8. Shri Shetye next submitted that if a third party non-official can validity be appointed an Enquiry Officer, though not Disciplinary Authority, his report up to the stage preceding the issuance of a second show cause notice could be saved because both sides to the proceedings had not raised any objection to the continuance of the enquiry by the said Enquiry Officer and therefore the High Court ought to have remitted the matter to the competent Disciplinary Authority to take a fresh decision based on the report of the Enquiry Officer. To put it differently, accordingly to the learned counsel for the appellant, the High Court should have remanded the matter with a direction that the competent Disciplinary Authority will proceed to dispose of the departmental enquiry from the stage of the report submitted by the Enquiry Officer. We would have considered it necessary to examine this submission had the delinquent not retired in the meantime on August 21, 1986. The High Court pronounced its judgment thereafter on January 18, 1988. No useful purpose, therefore, can be served by adopting the procedure suggested by Shri Shetye as the respondent had admittedly retired from service in 1986 and if the order imposing punishment is quashed he would ordinarily have to be paid his wages etc., up to the date of his retirement.
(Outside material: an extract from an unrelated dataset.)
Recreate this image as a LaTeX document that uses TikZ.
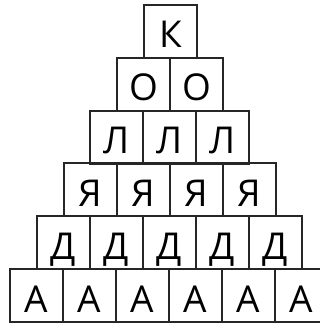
\documentclass[tikz,border=0pt]{standalone}
\usepackage{fontspec}
\setmainfont{Open Sans}
\begin{document}
\begin{tikzpicture}[x=1pt,y=1pt,
  cell/.style={draw=black!85,line width=2pt,minimum width=53pt,minimum height=53pt,
    inner sep=0pt,text height=33pt,text depth=0pt,font=\fontsize{37}{37}\selectfont}]
\useasboundingbox (0,0) rectangle (320,324);
\clip (0,0) rectangle (320,324);
\foreach \r/\L in {1/К,2/О,3/Л,4/Я,5/Д,6/А}{
  \pgfmathsetmacro{\n}{\r-1}
  \foreach \i in {0,...,\n}{
    \node[cell] (c\r-\i) at ({144-(\r-1)*26.8+26.5+\i*53},{324-(5+(\r-1)*52.8+26.5)}) {\L};
  }
}
\end{tikzpicture}
\end{document}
We, therefore, do not think that, in the facts and circumstances of this case, the course suggested by Shri Shetye can be usefully adopted.
9. Lastly, Shri Shetye submitted that in any event the respondent succeeded in getting the order of punishment quashed on a mere technicality and that too on the contention belatedly raised before the High Court for the first time and, therefore, the High Court was in error in directing payment of all consequential benefits. We think there is merit in this contention. If the objection was raised at the earliest possible opportunity before the Enquiry Officer the appellant could have taken steps to remedy the situation by appointing a competent officer to enquire into the charges before the respondents retirement from service. It is equally true that the penalty has not been quashed on merits. On the contrary, if one were to go by the charge levelled against the respondent and the reply thereto one may carry the impression that the respondent himself was duped or not would be a different matter. The fact, however, remains that the impugned order of punishment has to be quashed not because the merits of the case so demand but because the technical plea of incompetence succeeds. In the circumstances, we think that the ends of justice would be met if instead of directing all consequential benefits the appellant is ordered to pay 50 per cent of the consequential benefits to which the respondent would be entitled on superannuation. For the above reasons, we are of the opinion that the High Court was right in quashing the impugned order of punishment but we think having regard to the special facts and circumstances pointed out earlier, it should not have ordered payment of all consequential benefits flowing from the declaration that the impugned order was bad in law. We, therefore, modify this part of the order by substituting the words 50 per cent in place of the word all in the penultimate paragraph of the learned Single Judges order. To put the matter beyond the pale of doubt we clarify that the respondent will be paid 50 per cent of the consequential benefits and not all the consequential benefits. Except for this modification, the rest of the order of the High Court will stand.
10. The appeal will stand allowed to the above extent but, in the facts and circumstances of this case, we think the parties should be directed to bear their own costs.
Advocates List
For
For Petitioner
- Shekhar Naphade
- Mahesh Agrawal
- Tarun Dua
For Respondent
- S. Vani
- B. Sunita Rao
- Sushil Kumar Pathak
Bench List
HON'BLE JUSTICE A. M. AHMADI
HON'BLE JUSTICE K. JAYACHANDRA REDDY
HON'BLE JUSTICE S. R. PANDIAN
Eq Citation
1991 (61) FLR 678
(1991) 1 SCC 319
(1991) 1 UPLBEC 75
[1990] (SUPPL.) 2 SCR 196
JT 1990 (4) SC 142
1991 (1) UJ 187
1990 (2) SCALE 704
1990 (61) FLR 678
1991 (1) LLN 1111
1990 (6) SLR 29
(1991) SCC (LS) 291
LQ/SC/1990/589
HeadNote
Constitution of India — Arts. 311 and 32 — Departmental enquiry — Officer who was due to retire within a few days only appointed Enquiry Officer/Disciplinary Authority — Whether such officer could proceed with enquiry and conclude it after his retirement — Held, no — Such officer cannot act as a Disciplinary Authority and pass an order of punishment against the delinquent employee — Further held, de facto doctrine can have no application to a case of a person who is not the holder of an office but is merely a bank employee, for that matter an ex employee. Validity of decision taken by a de facto officer, held, is not saved by de facto doctrine as it applies only to a person who is a holder of office and not to a total stranger to the office or an intruder or usurper of office; de facto doctrine has no application to a person who is not the holder of an office but is merely a bank employee, for that matter an ex employee — Service Law — Departmental enquiry — Conduct of — Enquiry Officer — Appointment of — Incompetence — Effect of — Held, where punishment is imposed by a person who has no authority to do so the very foundation on which the edifice is built collapses and with and it falls the entire edifice — Labour Law — Disciplinary proceedings — Conduct of — Enquiry Officer.